### Work to be completed
Find the word "diagram" in the material below and gather every line that contains it.

### Task material
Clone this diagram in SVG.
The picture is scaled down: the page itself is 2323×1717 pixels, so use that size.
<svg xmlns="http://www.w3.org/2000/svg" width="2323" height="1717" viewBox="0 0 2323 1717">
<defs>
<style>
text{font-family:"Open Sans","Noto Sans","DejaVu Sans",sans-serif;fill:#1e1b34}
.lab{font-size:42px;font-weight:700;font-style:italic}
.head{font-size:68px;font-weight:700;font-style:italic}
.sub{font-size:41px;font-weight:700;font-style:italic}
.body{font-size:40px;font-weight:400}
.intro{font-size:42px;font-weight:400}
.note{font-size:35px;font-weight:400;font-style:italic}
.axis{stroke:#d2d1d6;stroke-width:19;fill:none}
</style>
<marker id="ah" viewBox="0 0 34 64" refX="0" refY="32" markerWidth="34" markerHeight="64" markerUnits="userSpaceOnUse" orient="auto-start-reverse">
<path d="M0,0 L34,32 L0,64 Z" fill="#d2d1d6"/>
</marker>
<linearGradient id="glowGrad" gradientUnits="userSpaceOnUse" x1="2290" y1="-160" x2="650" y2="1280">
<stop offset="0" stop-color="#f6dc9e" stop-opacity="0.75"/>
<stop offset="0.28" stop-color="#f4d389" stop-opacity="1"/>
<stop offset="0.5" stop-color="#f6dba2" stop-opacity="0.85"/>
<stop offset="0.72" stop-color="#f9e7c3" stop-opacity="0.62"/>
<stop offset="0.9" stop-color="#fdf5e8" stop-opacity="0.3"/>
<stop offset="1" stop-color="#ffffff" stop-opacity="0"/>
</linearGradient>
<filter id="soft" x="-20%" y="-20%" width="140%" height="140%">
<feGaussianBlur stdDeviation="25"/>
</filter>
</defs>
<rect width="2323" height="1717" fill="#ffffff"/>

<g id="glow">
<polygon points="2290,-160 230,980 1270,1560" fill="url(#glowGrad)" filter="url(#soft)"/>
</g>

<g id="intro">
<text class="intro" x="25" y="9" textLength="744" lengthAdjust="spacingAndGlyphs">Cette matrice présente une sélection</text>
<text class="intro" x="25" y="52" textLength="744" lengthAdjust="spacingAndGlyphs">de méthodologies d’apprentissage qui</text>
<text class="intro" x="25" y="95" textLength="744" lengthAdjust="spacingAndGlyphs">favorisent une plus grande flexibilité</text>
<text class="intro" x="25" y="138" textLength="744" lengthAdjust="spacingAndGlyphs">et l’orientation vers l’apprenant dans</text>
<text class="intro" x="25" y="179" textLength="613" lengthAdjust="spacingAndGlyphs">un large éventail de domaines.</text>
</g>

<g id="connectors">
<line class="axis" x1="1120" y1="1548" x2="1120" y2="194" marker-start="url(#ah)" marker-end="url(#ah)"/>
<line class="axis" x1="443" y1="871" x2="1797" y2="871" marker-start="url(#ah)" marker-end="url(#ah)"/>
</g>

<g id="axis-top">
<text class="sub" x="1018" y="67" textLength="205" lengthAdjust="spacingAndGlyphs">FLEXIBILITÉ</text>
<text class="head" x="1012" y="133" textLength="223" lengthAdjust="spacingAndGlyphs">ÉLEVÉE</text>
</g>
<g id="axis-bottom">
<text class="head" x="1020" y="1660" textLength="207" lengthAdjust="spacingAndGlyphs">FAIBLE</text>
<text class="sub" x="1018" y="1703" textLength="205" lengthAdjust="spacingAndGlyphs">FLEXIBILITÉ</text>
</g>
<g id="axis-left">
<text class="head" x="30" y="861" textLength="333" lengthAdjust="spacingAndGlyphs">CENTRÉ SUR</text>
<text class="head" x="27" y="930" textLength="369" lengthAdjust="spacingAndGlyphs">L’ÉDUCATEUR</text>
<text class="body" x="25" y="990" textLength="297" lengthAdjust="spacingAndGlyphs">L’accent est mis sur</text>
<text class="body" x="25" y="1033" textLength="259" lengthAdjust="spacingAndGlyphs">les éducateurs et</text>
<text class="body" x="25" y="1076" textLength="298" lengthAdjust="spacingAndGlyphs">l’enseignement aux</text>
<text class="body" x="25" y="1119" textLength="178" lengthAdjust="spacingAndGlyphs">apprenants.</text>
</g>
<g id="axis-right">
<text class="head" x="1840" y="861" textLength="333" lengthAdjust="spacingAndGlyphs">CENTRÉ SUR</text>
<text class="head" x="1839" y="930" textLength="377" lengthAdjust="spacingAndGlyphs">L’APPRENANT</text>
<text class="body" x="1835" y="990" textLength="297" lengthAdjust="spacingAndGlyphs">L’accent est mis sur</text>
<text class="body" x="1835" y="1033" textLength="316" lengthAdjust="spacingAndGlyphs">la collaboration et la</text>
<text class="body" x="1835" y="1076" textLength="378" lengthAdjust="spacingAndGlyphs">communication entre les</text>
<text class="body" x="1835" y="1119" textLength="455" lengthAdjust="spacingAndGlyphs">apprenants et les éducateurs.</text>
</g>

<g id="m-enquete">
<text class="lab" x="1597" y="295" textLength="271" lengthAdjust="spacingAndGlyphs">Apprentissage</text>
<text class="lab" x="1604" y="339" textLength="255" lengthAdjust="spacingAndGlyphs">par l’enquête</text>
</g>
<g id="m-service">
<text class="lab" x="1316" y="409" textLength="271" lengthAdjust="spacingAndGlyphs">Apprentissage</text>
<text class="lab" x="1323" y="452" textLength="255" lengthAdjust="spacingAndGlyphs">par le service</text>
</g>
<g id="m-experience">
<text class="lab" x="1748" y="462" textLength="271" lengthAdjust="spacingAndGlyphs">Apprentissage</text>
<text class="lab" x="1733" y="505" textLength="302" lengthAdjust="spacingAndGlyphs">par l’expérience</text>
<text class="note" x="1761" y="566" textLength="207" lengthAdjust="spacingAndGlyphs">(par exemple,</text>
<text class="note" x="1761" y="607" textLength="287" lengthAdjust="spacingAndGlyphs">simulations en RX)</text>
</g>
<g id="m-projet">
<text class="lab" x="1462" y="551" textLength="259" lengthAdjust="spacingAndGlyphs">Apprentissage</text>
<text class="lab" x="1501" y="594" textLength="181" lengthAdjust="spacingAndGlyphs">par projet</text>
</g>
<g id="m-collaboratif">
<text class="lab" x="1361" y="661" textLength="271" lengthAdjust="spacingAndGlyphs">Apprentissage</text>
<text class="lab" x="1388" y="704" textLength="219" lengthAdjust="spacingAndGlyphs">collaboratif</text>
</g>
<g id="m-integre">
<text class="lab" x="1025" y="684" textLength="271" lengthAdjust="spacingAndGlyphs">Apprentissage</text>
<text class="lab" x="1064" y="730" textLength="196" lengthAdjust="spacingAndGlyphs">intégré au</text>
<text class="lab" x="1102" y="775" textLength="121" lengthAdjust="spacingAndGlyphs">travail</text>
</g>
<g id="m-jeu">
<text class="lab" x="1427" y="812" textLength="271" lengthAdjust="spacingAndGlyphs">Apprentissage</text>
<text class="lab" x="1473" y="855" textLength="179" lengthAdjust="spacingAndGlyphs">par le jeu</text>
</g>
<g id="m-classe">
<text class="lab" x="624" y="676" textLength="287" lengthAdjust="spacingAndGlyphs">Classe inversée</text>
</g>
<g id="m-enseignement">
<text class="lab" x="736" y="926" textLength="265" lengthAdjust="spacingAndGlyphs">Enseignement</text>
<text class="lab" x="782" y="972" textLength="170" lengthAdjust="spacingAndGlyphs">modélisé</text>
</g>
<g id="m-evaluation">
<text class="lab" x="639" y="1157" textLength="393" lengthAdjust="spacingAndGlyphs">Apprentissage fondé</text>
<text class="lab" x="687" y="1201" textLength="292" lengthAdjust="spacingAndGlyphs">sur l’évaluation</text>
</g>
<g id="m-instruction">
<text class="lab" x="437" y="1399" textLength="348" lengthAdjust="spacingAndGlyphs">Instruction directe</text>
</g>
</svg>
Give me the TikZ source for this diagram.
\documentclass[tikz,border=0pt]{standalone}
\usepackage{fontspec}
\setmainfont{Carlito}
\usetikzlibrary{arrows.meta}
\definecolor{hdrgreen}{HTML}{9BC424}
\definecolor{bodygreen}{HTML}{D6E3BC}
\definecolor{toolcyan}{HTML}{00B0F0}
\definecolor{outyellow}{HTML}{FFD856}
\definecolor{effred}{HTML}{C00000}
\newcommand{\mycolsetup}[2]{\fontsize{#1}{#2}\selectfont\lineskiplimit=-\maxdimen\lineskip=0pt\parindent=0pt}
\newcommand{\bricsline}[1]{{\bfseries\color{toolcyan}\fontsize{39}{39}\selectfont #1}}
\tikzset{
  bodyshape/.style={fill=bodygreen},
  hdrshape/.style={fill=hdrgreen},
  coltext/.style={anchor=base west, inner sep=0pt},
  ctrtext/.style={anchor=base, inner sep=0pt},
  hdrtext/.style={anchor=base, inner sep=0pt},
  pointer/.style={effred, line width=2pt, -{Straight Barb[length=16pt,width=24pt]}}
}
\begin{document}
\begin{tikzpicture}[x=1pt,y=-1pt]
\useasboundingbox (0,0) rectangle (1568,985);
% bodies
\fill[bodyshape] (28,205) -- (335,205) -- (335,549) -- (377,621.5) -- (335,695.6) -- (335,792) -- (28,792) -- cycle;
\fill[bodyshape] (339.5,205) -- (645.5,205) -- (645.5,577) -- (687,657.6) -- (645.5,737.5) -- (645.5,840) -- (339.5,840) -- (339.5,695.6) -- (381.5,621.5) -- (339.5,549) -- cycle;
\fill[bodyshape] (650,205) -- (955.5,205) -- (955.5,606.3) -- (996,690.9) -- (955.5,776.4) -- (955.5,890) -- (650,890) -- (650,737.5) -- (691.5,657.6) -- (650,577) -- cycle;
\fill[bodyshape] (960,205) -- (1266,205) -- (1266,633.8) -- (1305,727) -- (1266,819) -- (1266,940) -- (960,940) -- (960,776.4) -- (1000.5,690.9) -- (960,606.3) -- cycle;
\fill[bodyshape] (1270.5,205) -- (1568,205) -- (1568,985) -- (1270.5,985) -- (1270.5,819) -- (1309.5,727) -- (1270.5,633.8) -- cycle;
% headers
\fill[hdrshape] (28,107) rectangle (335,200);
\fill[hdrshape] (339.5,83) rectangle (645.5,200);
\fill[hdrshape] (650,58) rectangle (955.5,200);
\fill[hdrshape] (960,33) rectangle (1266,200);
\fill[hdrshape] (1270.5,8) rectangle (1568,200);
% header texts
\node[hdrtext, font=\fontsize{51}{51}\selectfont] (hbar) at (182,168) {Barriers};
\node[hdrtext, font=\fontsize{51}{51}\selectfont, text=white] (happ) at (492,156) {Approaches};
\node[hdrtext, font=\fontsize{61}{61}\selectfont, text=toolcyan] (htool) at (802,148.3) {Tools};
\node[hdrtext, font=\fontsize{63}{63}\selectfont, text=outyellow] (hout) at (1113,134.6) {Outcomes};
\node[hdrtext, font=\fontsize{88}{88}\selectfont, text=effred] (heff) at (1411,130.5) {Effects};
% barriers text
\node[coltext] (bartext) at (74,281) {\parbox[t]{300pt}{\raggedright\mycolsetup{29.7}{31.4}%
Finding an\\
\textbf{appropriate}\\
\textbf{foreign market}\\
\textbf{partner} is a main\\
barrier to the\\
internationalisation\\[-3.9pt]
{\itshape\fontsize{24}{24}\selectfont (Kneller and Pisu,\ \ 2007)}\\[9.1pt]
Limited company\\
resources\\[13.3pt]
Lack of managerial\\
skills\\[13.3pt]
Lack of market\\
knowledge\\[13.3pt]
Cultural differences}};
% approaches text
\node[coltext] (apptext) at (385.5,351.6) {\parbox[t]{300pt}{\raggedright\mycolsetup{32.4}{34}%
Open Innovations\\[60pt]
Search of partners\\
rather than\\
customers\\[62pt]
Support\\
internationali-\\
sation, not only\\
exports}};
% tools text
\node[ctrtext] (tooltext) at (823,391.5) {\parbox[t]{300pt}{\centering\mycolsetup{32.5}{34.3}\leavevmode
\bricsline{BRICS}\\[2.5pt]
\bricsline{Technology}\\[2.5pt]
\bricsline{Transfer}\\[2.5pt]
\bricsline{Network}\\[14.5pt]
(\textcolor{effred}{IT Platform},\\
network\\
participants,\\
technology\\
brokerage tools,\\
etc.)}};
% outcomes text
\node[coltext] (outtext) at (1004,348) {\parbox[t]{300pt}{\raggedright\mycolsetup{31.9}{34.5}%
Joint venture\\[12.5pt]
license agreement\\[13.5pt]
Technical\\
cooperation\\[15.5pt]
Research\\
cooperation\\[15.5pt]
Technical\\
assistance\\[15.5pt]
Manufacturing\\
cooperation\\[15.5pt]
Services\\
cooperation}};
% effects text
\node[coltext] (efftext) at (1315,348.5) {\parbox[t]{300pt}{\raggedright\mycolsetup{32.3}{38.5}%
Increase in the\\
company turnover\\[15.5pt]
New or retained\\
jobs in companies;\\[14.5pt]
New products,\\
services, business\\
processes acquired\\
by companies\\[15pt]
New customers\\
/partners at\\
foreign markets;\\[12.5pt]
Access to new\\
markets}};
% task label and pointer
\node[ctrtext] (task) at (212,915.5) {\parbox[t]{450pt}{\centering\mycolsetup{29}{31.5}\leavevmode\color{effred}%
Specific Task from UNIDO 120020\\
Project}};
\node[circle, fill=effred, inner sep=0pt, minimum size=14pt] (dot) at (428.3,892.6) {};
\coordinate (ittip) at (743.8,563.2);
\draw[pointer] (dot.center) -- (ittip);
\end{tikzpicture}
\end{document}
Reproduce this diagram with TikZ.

### Exercise output
Clone this diagram in SVG.
Give me the TikZ source for this diagram.
Reproduce this diagram with TikZ.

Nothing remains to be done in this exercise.